>> Start Provided records
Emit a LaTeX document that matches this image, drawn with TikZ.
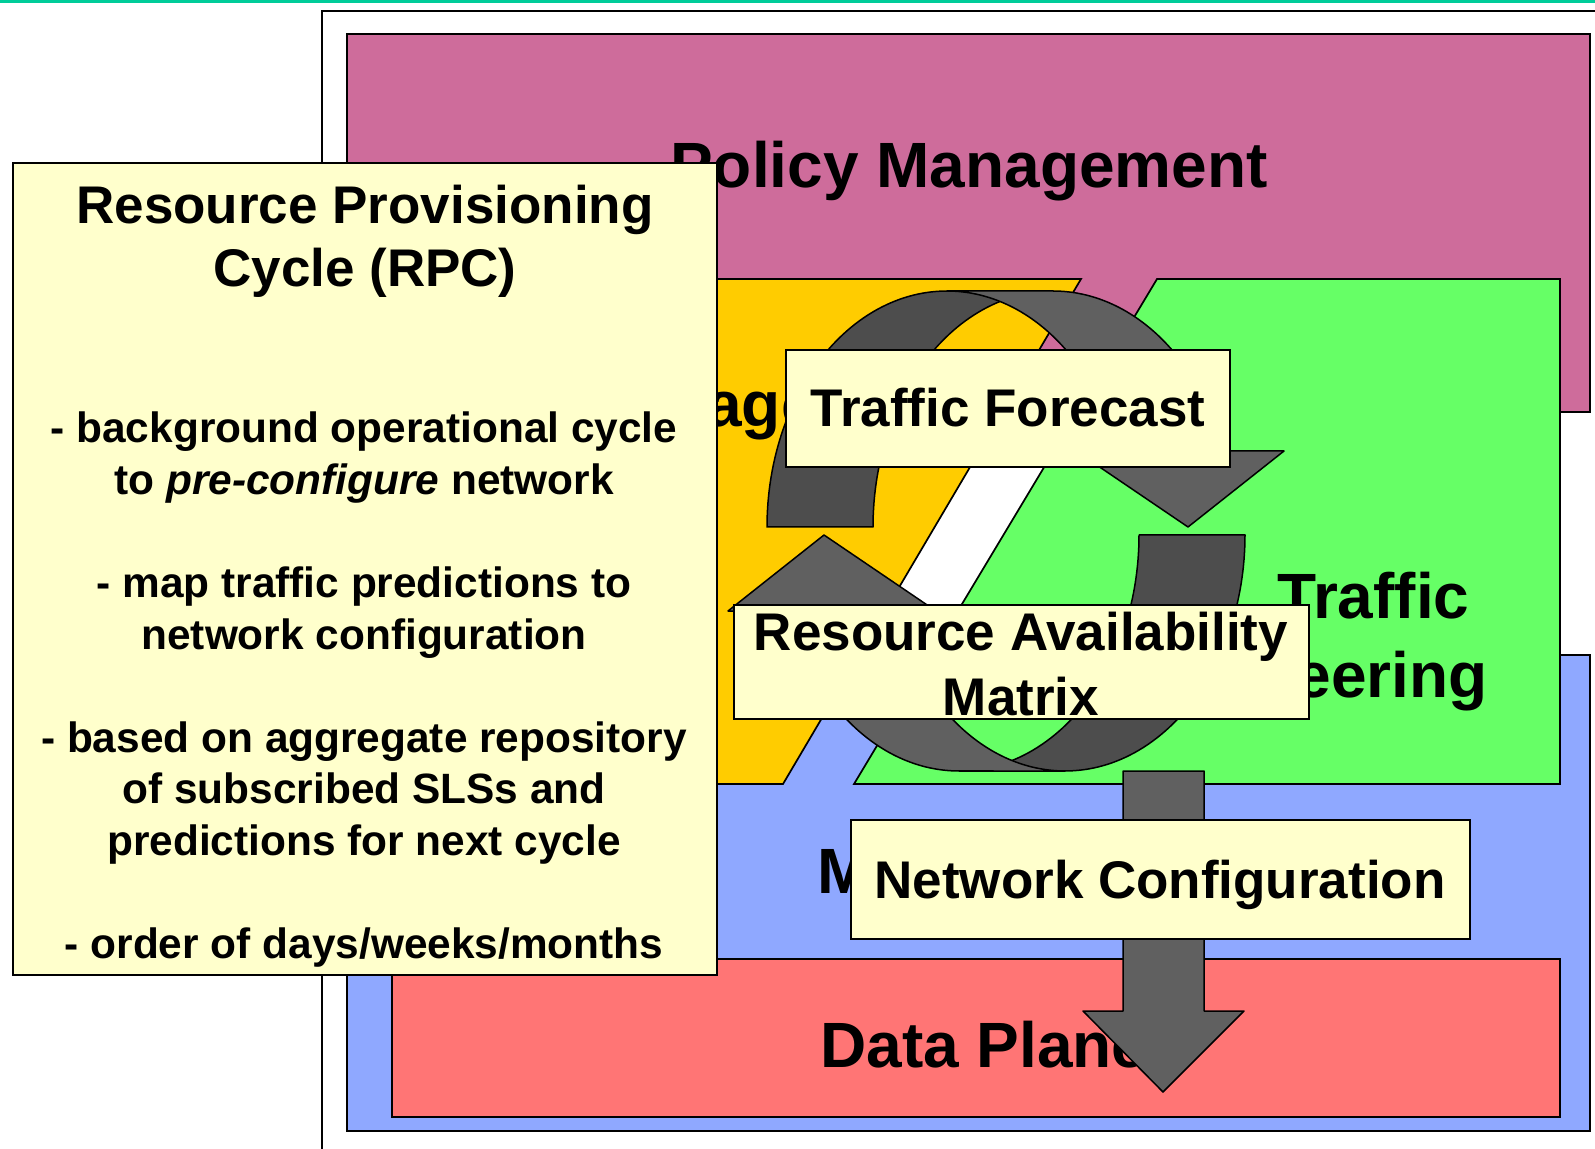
\documentclass[tikz,border=0pt]{standalone}
\usepackage{fontspec}
\setmainfont{Liberation Sans}
\definecolor{cTeal}{RGB}{0,204,153}
\definecolor{cPink}{RGB}{206,108,155}
\definecolor{cOrange}{RGB}{255,204,0}
\definecolor{cGreen}{RGB}{102,255,102}
\definecolor{cBlue}{RGB}{143,168,255}
\definecolor{cRed}{RGB}{255,117,117}
\definecolor{cYel}{RGB}{255,255,204}
\definecolor{gDark}{RGB}{77,77,77}
\definecolor{gLight}{RGB}{96,96,96}
\begin{document}
\begin{tikzpicture}[x=0.5pt,y=-0.5pt,
  box/.style={draw=black,line width=0.85pt},
  lbl/.style={inner sep=0pt,anchor=base,font=\bfseries\fontsize{26.5pt}{30pt}\selectfont},
  big/.style={inner sep=0pt,anchor=base,font=\bfseries\fontsize{32pt}{36pt}\selectfont},
  body/.style={inner sep=0pt,anchor=base,font=\bfseries\fontsize{21.2pt}{25pt}\selectfont},
  arrowD/.style={fill=gDark,draw=black,line width=0.75pt,line join=round},
  arrowL/.style={fill=gLight,draw=black,line width=0.75pt,line join=round}]
\useasboundingbox (0,0) rectangle (1595,1149);
\fill[white] (0,0) rectangle (1595,1149);
% top rule and frame
\fill[cTeal] (0,0) rectangle (1595,3);
\draw[line width=0.85pt] (322,1152) -- (322,11) -- (1600,11);
% layers
\filldraw[box,fill=cPink] (347,34) rectangle (1590,412);
\filldraw[box,fill=cBlue] (347,655) rectangle (1590,1131);
\filldraw[box,fill=cRed] (392,959) rectangle (1560,1117);
\filldraw[box,fill=cOrange] (392,279) -- (1081,279) -- (783,784) -- (392,784) -- cycle;
\filldraw[box,fill=cGreen] (1157,279) -- (1560,279) -- (1560,784) -- (854,784) -- cycle;
% layer labels
\node[big] (pm) at (969,188) {Policy Management};
\node[big,anchor=base west] (mg) at (578,427) {Management};
\node[big,anchor=base west] (te1) at (1277,618) {Traffic};
\node[big,anchor=base east] (te2) at (1488,697) {Engineering};
\node[big,anchor=base west] (mo) at (817,893) {Monitoring};
\node[big,anchor=base west] (dp) at (820,1067) {Data Plane};
% cycle arrows (upper)
\filldraw[arrowD] (767,527) -- plot[domain=180:90,samples=60] ({947+180*cos(\x)},{527-236*sin(\x)})
  -- plot[domain=90:180,samples=60] ({1053+180*cos(\x)},{527-236*sin(\x)}) -- cycle;
\filldraw[arrowL] (947,291) -- plot[domain=90:18.8,samples=60] ({947+180*cos(\x)},{527-236*sin(\x)})
  -- (1076,451) -- (1188,527) -- (1284,451)
  -- plot[domain=18.8:90,samples=60] ({1053+180*cos(\x)},{527-236*sin(\x)}) -- cycle;
% cycle arrows (lower)
\filldraw[arrowD] (1245,535) -- plot[domain=0:-90,samples=60] ({1065+180*cos(\x)},{535-236*sin(\x)})
  -- plot[domain=-90:0,samples=60] ({959+180*cos(\x)},{535-236*sin(\x)}) -- cycle;
\filldraw[arrowL] (1065,771) -- plot[domain=270:198.8,samples=60] ({1065+180*cos(\x)},{535-236*sin(\x)})
  -- (936,611) -- (824,535) -- (728,611)
  -- plot[domain=198.8:270,samples=60] ({959+180*cos(\x)},{535-236*sin(\x)}) -- cycle;
% network configuration arrow
\filldraw[arrowL] (1123,771) -- (1204,771) -- (1204,1011) -- (1244,1011) -- (1163,1092)
  -- (1083,1011) -- (1123,1011) -- cycle;
% labelled boxes
\filldraw[box,fill=cYel] (786,350) rectangle (1230,467);
\node[lbl] (tf) at (1008,427) {Traffic Forecast};
\filldraw[box,fill=cYel] (734,605) rectangle (1309,719);
\node[lbl] (ram1) at (1021,650) {Resource Availability};
\node[lbl] (ram2) at (1021,715) {Matrix};
\filldraw[box,fill=cYel] (851,820) rectangle (1470,939);
\node[lbl] (nc) at (1160,898) {Network Configuration};
% RPC box
\filldraw[box,fill=cYel] (13,163) rectangle (717,975);
\node[lbl] (t1) at (365,224) {Resource Provisioning};
\node[lbl] (t2) at (365,287) {Cycle (RPC)};
\node[body] (b1) at (364,443) {- background operational cycle};
\node[body] (b2) at (364,494.5) {to \textit{pre-configure} network};
\node[body] (b3) at (364,597.5) {- map traffic predictions to};
\node[body] (b4) at (364,649) {network configuration};
\node[body] (b5) at (364,752) {- based on aggregate repository};
\node[body] (b6) at (364,803.5) {of subscribed SLSs and};
\node[body] (b7) at (364,855) {predictions for next cycle};
\node[body] (b8) at (364,958) {- order of days/weeks/months};
\end{tikzpicture}
\end{document}
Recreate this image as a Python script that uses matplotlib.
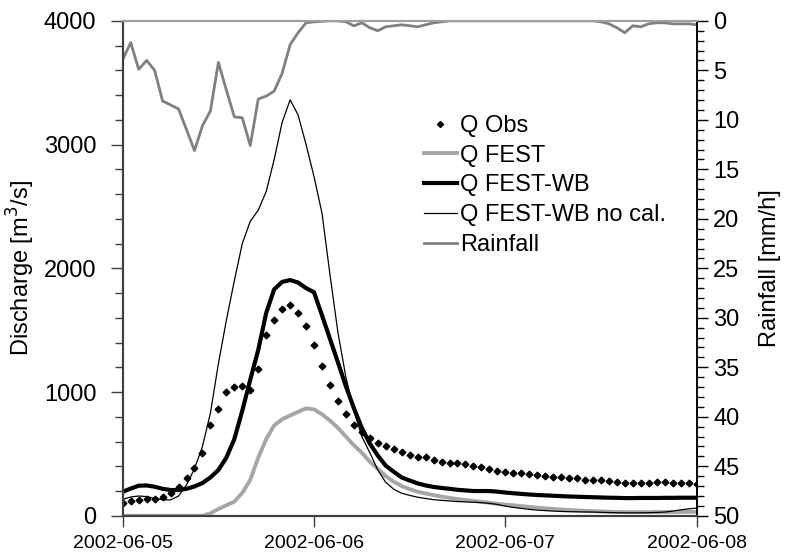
import numpy as np
import pandas as pd
import matplotlib
matplotlib.use("Agg")
import matplotlib.pyplot as plt
import matplotlib.dates as mdates
from matplotlib.ticker import MultipleLocator

plt.rcParams['font.family'] = ['Liberation Sans', 'DejaVu Sans']

# hourly values, 2002-06-05 00:00 .. 2002-06-08 00:00
times = pd.date_range('2002-06-05', periods=73, freq='h')

q_obs = [105, 119, 127, 132, 138, 149, 181, 229, 302, 383, 510, 733, 860, 998, 1043, 1051,
         1016, 1185, 1461, 1582, 1674, 1701, 1637, 1534, 1378, 1207, 1057, 930, 821, 737,
         678, 630, 591, 565, 539, 516, 493, 475, 472, 450, 437, 424, 424, 417, 402, 391,
         380, 364, 356, 348, 343, 337, 329, 321, 315, 310, 307, 302, 291, 291, 286, 283,
         272, 264, 264, 264, 264, 270, 270, 267, 264, 264, 259]

q_fest = [0, 0, 0, 0, 0, 0, 0, 0, 0, 0, 0, 20, 55, 85, 115, 185, 290, 470, 620, 730, 780,
          810, 840, 868, 860, 820, 770, 710, 640, 570, 510, 437, 380, 320, 275, 240, 215,
          194, 180, 167, 155, 145, 135, 127, 120, 113, 105, 97, 90, 85, 78, 72, 66, 60, 55,
          51, 47, 43, 40, 37, 35, 33, 31, 30, 30, 30, 30, 30, 30, 30, 31, 31, 32]

q_fest_wb = [194, 220, 243, 245, 235, 218, 208, 208, 218, 237, 265, 310, 370, 470, 620, 850,
             1100, 1340, 1640, 1830, 1890, 1905, 1885, 1840, 1806, 1620, 1430, 1240, 1046,
             870, 710, 583, 487, 405, 356, 310, 285, 262, 245, 233, 225, 218, 210, 205, 200,
             200, 200, 195, 188, 182, 177, 172, 168, 165, 162, 159, 156, 154, 152, 150, 148,
             146, 145, 143, 143, 144, 144, 144, 145, 145, 146, 146, 146]

q_fest_wb_nocal = [133, 152, 160, 155, 140, 130, 128, 160, 250, 380, 560, 830, 1230, 1580,
                   1900, 2200, 2380, 2470, 2620, 2880, 3180, 3361, 3240, 3000, 2741, 2445,
                   1950, 1480, 1120, 850, 640, 510, 370, 270, 215, 182, 165, 150, 140, 130,
                   125, 120, 115, 112, 110, 106, 100, 92, 78, 68, 60, 52, 46, 42, 38, 35, 33,
                   32, 31, 30, 28, 26, 25, 24, 24, 24, 25, 27, 30, 38, 48, 56, 62]

rain = [3.9, 2.2, 4.9, 4.0, 5.0, 8.1, 8.5, 8.9, 11.0, 13.1, 10.6, 9.1, 4.2, 7.0, 9.7, 9.8,
        12.6, 7.9, 7.6, 7.1, 5.3, 2.4, 1.2, 0.2, 0.1, 0.05, 0.0, 0.0, 0.1, 0.5, 0.2, 0.7,
        1.0, 0.6, 0.5, 0.4, 0.5, 0.6, 0.4, 0.2, 0.1, 0, 0, 0, 0, 0, 0, 0, 0, 0, 0, 0, 0,
        0, 0, 0, 0, 0, 0, 0, 0.1, 0.3, 0.7, 1.2, 0.5, 0.6, 0.3, 0.2, 0.2, 0.3, 0.3, 0.3, 0.4]

fig = plt.figure(figsize=(7.92, 5.57), dpi=100)
ax1 = fig.add_axes([0.155, 0.074, 0.7245, 0.8886])
ax2 = ax1.twinx()

l_obs, = ax1.plot(times, q_obs, linestyle='none', marker='D', markersize=3.4,
                  color='black', label='Q Obs')
l_fest, = ax1.plot(times, q_fest, color='#a6a6a6', lw=2.8, label='Q FEST')
l_wb, = ax1.plot(times, q_fest_wb, color='black', lw=3.0, label='Q FEST-WB')
l_nc, = ax1.plot(times, q_fest_wb_nocal, color='black', lw=0.9, label='Q FEST-WB no cal.')
l_rain, = ax2.plot(times, rain, color='#808080', lw=2.0, label='Rainfall')

ax1.set_xlim(times[0], times[-1])
ax1.set_ylim(0, 4000)
ax2.set_ylim(50, 0)

ax1.yaxis.set_major_locator(MultipleLocator(1000))
ax1.yaxis.set_minor_locator(MultipleLocator(200))
ax2.yaxis.set_major_locator(MultipleLocator(5))
ax2.yaxis.set_minor_locator(MultipleLocator(1))
ax1.xaxis.set_major_locator(mdates.DayLocator())
ax1.xaxis.set_major_formatter(mdates.DateFormatter('%Y-%m-%d'))

dark = '#404040'
ax1.tick_params(axis='y', which='major', direction='out', length=9, width=1,
                color=dark, labelsize=17, pad=10)
ax1.tick_params(axis='y', which='minor', direction='out', length=6, width=1, color=dark)
ax1.tick_params(axis='x', which='major', direction='out', length=8, width=1,
                color=dark, labelsize=14, pad=6)
ax2.tick_params(axis='y', which='major', direction='out', length=8, width=1,
                color='black', labelsize=17, pad=4)
ax2.tick_params(axis='y', which='minor', direction='out', length=5, width=1, color='black')

for ax in (ax1, ax2):
    ax.spines['top'].set_color('#a0a0a0')
    ax.spines['top'].set_linewidth(1.5)
    ax.spines['left'].set_color(dark)
    ax.spines['left'].set_linewidth(1.5)
    ax.spines['bottom'].set_color(dark)
    ax.spines['bottom'].set_linewidth(1.5)
    ax.spines['right'].set_color('black')
    ax.spines['right'].set_linewidth(1.2)

ax1.set_ylabel('Discharge [m$^3$/s]', fontsize=17, labelpad=5)
ax2.set_ylabel('Rainfall [mm/h]', fontsize=17, labelpad=14)

ax2.legend(handles=[l_obs, l_fest, l_wb, l_nc, l_rain], loc='upper left',
           bbox_to_anchor=(412 / 792, 1 - 103 / 557), bbox_transform=fig.transFigure,
           frameon=False, fontsize=17, handlelength=1.4, handletextpad=0.15,
           labelspacing=0.33, borderpad=0, markerscale=0.9)

fig.savefig('out.png', dpi=100)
>> End Provided records
Exercise requirements: Copy each line of the listing that holds the word "this".

Exercise solution:
Emit a LaTeX document that matches this image, drawn with TikZ.
Recreate this image as a Python script that uses matplotlib.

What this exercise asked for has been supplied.